:: GIVEN EXERCISE ::
The data below should be restated word for word, with every picture omitted.

:: DATA SUPPLIED ::
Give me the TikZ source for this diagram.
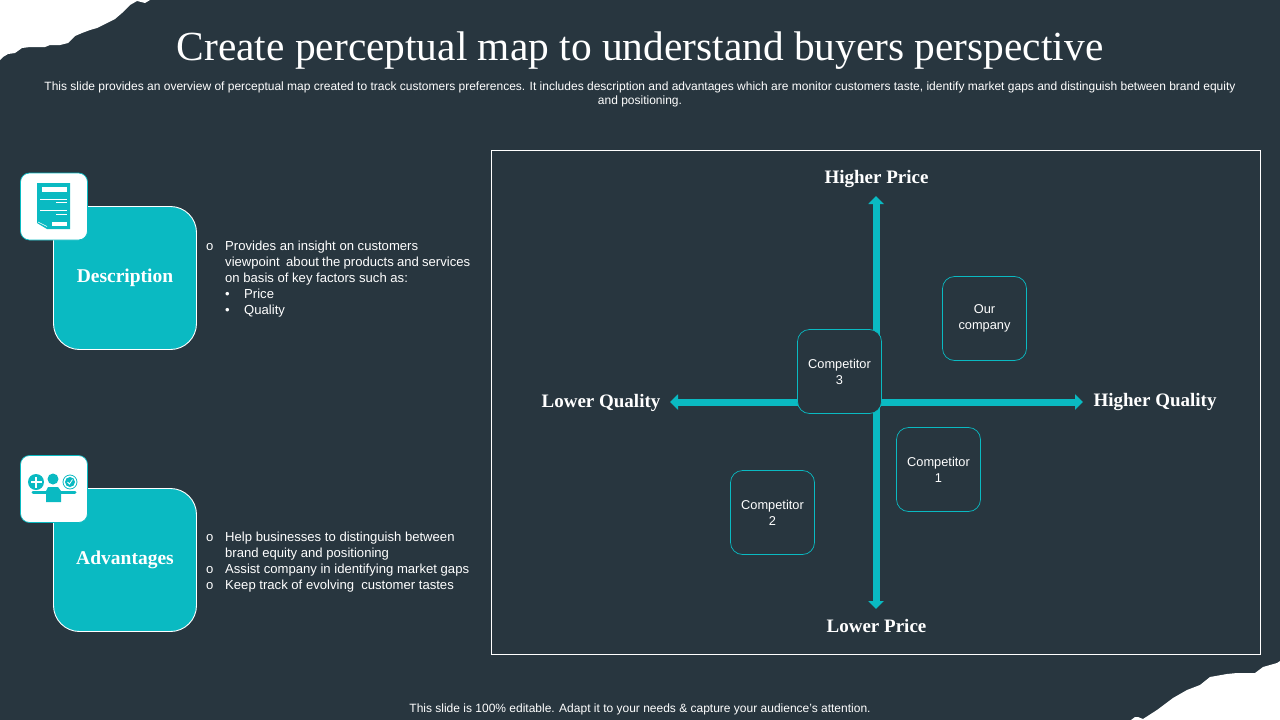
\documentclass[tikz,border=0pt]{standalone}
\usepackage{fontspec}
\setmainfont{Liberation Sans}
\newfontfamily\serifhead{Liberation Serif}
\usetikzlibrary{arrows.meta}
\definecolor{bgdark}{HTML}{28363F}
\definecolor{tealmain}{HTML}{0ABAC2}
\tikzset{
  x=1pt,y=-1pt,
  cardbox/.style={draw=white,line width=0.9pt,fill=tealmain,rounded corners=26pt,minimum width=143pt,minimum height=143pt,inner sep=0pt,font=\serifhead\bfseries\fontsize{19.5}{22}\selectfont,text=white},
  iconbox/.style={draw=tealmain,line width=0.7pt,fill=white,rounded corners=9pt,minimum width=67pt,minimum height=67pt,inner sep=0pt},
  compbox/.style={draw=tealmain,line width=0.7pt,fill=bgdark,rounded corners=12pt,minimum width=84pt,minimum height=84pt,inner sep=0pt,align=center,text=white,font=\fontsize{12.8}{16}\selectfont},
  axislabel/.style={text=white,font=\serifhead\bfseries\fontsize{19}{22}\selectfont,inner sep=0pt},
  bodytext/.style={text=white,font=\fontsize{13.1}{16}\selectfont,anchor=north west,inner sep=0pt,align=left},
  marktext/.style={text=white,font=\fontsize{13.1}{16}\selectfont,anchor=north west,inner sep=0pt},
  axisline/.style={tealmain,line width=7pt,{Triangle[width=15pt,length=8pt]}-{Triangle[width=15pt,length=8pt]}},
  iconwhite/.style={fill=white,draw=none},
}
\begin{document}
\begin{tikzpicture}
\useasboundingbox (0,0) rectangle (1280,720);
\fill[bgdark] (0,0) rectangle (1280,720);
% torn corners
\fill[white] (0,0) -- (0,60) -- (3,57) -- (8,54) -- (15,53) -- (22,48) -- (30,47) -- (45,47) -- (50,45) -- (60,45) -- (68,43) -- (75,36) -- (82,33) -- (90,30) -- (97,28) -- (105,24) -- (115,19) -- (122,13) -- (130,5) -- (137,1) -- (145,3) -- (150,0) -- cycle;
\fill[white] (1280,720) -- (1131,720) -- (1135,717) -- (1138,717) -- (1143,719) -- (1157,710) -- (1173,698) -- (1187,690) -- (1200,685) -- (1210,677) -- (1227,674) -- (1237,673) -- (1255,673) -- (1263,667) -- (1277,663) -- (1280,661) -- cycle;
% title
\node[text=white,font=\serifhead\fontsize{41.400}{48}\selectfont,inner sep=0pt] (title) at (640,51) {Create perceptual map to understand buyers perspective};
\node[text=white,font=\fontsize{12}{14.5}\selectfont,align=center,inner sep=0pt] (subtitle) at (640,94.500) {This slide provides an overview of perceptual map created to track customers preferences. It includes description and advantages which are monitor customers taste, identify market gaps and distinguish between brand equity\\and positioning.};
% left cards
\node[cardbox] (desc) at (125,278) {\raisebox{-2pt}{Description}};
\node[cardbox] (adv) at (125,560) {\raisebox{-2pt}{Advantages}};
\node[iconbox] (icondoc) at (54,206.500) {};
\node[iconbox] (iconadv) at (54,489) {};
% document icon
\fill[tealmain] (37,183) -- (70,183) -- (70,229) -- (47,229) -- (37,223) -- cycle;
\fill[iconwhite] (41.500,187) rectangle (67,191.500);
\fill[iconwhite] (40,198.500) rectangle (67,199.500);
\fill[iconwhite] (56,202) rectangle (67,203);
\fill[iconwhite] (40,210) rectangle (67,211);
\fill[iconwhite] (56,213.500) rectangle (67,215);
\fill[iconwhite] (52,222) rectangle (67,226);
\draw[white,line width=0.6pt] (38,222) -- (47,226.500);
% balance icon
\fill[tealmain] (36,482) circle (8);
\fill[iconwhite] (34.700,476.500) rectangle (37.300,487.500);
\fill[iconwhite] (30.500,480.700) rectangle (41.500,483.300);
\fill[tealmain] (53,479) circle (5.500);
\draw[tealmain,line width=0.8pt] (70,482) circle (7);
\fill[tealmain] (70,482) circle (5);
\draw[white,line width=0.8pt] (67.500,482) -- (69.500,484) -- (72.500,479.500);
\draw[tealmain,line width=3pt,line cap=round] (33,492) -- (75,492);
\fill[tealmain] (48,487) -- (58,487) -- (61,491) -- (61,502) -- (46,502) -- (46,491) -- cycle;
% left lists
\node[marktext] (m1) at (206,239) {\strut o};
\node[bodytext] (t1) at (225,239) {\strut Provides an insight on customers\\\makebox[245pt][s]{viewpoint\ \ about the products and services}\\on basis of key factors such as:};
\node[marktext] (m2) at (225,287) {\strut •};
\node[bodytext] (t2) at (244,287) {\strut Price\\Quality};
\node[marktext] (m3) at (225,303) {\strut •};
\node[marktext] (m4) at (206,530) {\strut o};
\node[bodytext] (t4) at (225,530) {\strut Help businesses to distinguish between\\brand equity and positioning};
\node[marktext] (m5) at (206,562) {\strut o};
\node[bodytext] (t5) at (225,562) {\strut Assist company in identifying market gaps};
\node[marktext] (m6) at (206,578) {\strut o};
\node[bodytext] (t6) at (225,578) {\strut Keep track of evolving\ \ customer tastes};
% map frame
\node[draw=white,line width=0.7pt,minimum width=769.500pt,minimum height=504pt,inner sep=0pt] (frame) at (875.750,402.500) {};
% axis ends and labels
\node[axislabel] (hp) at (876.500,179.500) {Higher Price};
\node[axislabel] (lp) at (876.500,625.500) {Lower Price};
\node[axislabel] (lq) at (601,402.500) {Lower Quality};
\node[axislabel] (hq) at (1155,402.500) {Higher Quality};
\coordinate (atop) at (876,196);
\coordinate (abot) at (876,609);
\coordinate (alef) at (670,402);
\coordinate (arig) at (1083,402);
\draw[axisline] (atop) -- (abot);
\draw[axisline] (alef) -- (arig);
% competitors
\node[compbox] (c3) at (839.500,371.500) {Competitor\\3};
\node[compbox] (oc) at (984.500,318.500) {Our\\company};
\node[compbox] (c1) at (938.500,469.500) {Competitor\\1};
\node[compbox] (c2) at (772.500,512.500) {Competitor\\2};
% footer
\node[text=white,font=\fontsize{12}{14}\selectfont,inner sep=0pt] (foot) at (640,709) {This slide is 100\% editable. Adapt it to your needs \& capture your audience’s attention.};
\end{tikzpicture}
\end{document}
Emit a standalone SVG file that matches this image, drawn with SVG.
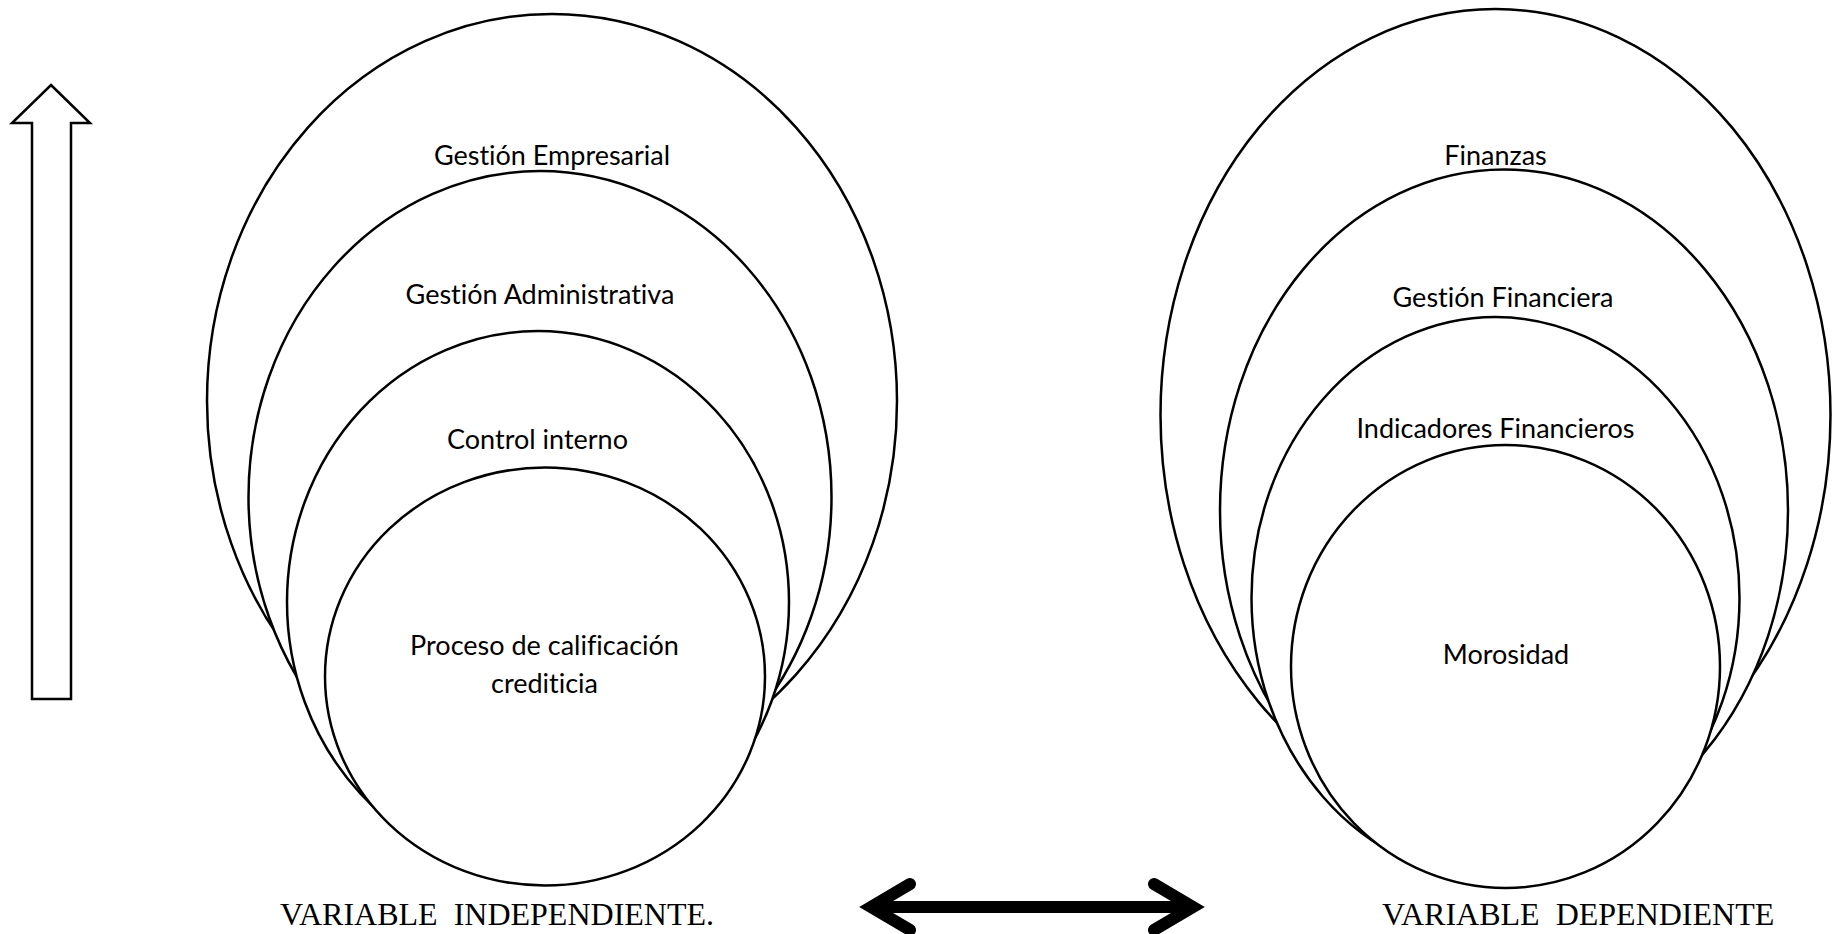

:: SOLVED PROBLEM ::
Give me the TikZ source for this diagram.
\documentclass[tikz,border=0pt]{standalone}
\usepackage{fontspec}
\setmainfont{Liberation Sans}
\newfontfamily\serifhead{Liberation Serif}
\usetikzlibrary{arrows.meta}
\definecolor{bgdark}{HTML}{28363F}
\definecolor{tealmain}{HTML}{0ABAC2}
\tikzset{
  x=1pt,y=-1pt,
  cardbox/.style={draw=white,line width=0.9pt,fill=tealmain,rounded corners=26pt,minimum width=143pt,minimum height=143pt,inner sep=0pt,font=\serifhead\bfseries\fontsize{19.5}{22}\selectfont,text=white},
  iconbox/.style={draw=tealmain,line width=0.7pt,fill=white,rounded corners=9pt,minimum width=67pt,minimum height=67pt,inner sep=0pt},
  compbox/.style={draw=tealmain,line width=0.7pt,fill=bgdark,rounded corners=12pt,minimum width=84pt,minimum height=84pt,inner sep=0pt,align=center,text=white,font=\fontsize{12.8}{16}\selectfont},
  axislabel/.style={text=white,font=\serifhead\bfseries\fontsize{19}{22}\selectfont,inner sep=0pt},
  bodytext/.style={text=white,font=\fontsize{13.1}{16}\selectfont,anchor=north west,inner sep=0pt,align=left},
  marktext/.style={text=white,font=\fontsize{13.1}{16}\selectfont,anchor=north west,inner sep=0pt},
  axisline/.style={tealmain,line width=7pt,{Triangle[width=15pt,length=8pt]}-{Triangle[width=15pt,length=8pt]}},
  iconwhite/.style={fill=white,draw=none},
}
\begin{document}
\begin{tikzpicture}
\useasboundingbox (0,0) rectangle (1280,720);
\fill[bgdark] (0,0) rectangle (1280,720);
% torn corners
\fill[white] (0,0) -- (0,60) -- (3,57) -- (8,54) -- (15,53) -- (22,48) -- (30,47) -- (45,47) -- (50,45) -- (60,45) -- (68,43) -- (75,36) -- (82,33) -- (90,30) -- (97,28) -- (105,24) -- (115,19) -- (122,13) -- (130,5) -- (137,1) -- (145,3) -- (150,0) -- cycle;
\fill[white] (1280,720) -- (1131,720) -- (1135,717) -- (1138,717) -- (1143,719) -- (1157,710) -- (1173,698) -- (1187,690) -- (1200,685) -- (1210,677) -- (1227,674) -- (1237,673) -- (1255,673) -- (1263,667) -- (1277,663) -- (1280,661) -- cycle;
% title
\node[text=white,font=\serifhead\fontsize{41.400}{48}\selectfont,inner sep=0pt] (title) at (640,51) {Create perceptual map to understand buyers perspective};
\node[text=white,font=\fontsize{12}{14.5}\selectfont,align=center,inner sep=0pt] (subtitle) at (640,94.500) {This slide provides an overview of perceptual map created to track customers preferences. It includes description and advantages which are monitor customers taste, identify market gaps and distinguish between brand equity\\and positioning.};
% left cards
\node[cardbox] (desc) at (125,278) {\raisebox{-2pt}{Description}};
\node[cardbox] (adv) at (125,560) {\raisebox{-2pt}{Advantages}};
\node[iconbox] (icondoc) at (54,206.500) {};
\node[iconbox] (iconadv) at (54,489) {};
% document icon
\fill[tealmain] (37,183) -- (70,183) -- (70,229) -- (47,229) -- (37,223) -- cycle;
\fill[iconwhite] (41.500,187) rectangle (67,191.500);
\fill[iconwhite] (40,198.500) rectangle (67,199.500);
\fill[iconwhite] (56,202) rectangle (67,203);
\fill[iconwhite] (40,210) rectangle (67,211);
\fill[iconwhite] (56,213.500) rectangle (67,215);
\fill[iconwhite] (52,222) rectangle (67,226);
\draw[white,line width=0.6pt] (38,222) -- (47,226.500);
% balance icon
\fill[tealmain] (36,482) circle (8);
\fill[iconwhite] (34.700,476.500) rectangle (37.300,487.500);
\fill[iconwhite] (30.500,480.700) rectangle (41.500,483.300);
\fill[tealmain] (53,479) circle (5.500);
\draw[tealmain,line width=0.8pt] (70,482) circle (7);
\fill[tealmain] (70,482) circle (5);
\draw[white,line width=0.8pt] (67.500,482) -- (69.500,484) -- (72.500,479.500);
\draw[tealmain,line width=3pt,line cap=round] (33,492) -- (75,492);
\fill[tealmain] (48,487) -- (58,487) -- (61,491) -- (61,502) -- (46,502) -- (46,491) -- cycle;
% left lists
\node[marktext] (m1) at (206,239) {\strut o};
\node[bodytext] (t1) at (225,239) {\strut Provides an insight on customers\\\makebox[245pt][s]{viewpoint\ \ about the products and services}\\on basis of key factors such as:};
\node[marktext] (m2) at (225,287) {\strut •};
\node[bodytext] (t2) at (244,287) {\strut Price\\Quality};
\node[marktext] (m3) at (225,303) {\strut •};
\node[marktext] (m4) at (206,530) {\strut o};
\node[bodytext] (t4) at (225,530) {\strut Help businesses to distinguish between\\brand equity and positioning};
\node[marktext] (m5) at (206,562) {\strut o};
\node[bodytext] (t5) at (225,562) {\strut Assist company in identifying market gaps};
\node[marktext] (m6) at (206,578) {\strut o};
\node[bodytext] (t6) at (225,578) {\strut Keep track of evolving\ \ customer tastes};
% map frame
\node[draw=white,line width=0.7pt,minimum width=769.500pt,minimum height=504pt,inner sep=0pt] (frame) at (875.750,402.500) {};
% axis ends and labels
\node[axislabel] (hp) at (876.500,179.500) {Higher Price};
\node[axislabel] (lp) at (876.500,625.500) {Lower Price};
\node[axislabel] (lq) at (601,402.500) {Lower Quality};
\node[axislabel] (hq) at (1155,402.500) {Higher Quality};
\coordinate (atop) at (876,196);
\coordinate (abot) at (876,609);
\coordinate (alef) at (670,402);
\coordinate (arig) at (1083,402);
\draw[axisline] (atop) -- (abot);
\draw[axisline] (alef) -- (arig);
% competitors
\node[compbox] (c3) at (839.500,371.500) {Competitor\\3};
\node[compbox] (oc) at (984.500,318.500) {Our\\company};
\node[compbox] (c1) at (938.500,469.500) {Competitor\\1};
\node[compbox] (c2) at (772.500,512.500) {Competitor\\2};
% footer
\node[text=white,font=\fontsize{12}{14}\selectfont,inner sep=0pt] (foot) at (640,709) {This slide is 100\% editable. Adapt it to your needs \& capture your audience’s attention.};
\end{tikzpicture}
\end{document}
Emit a standalone SVG file that matches this image, drawn with SVG.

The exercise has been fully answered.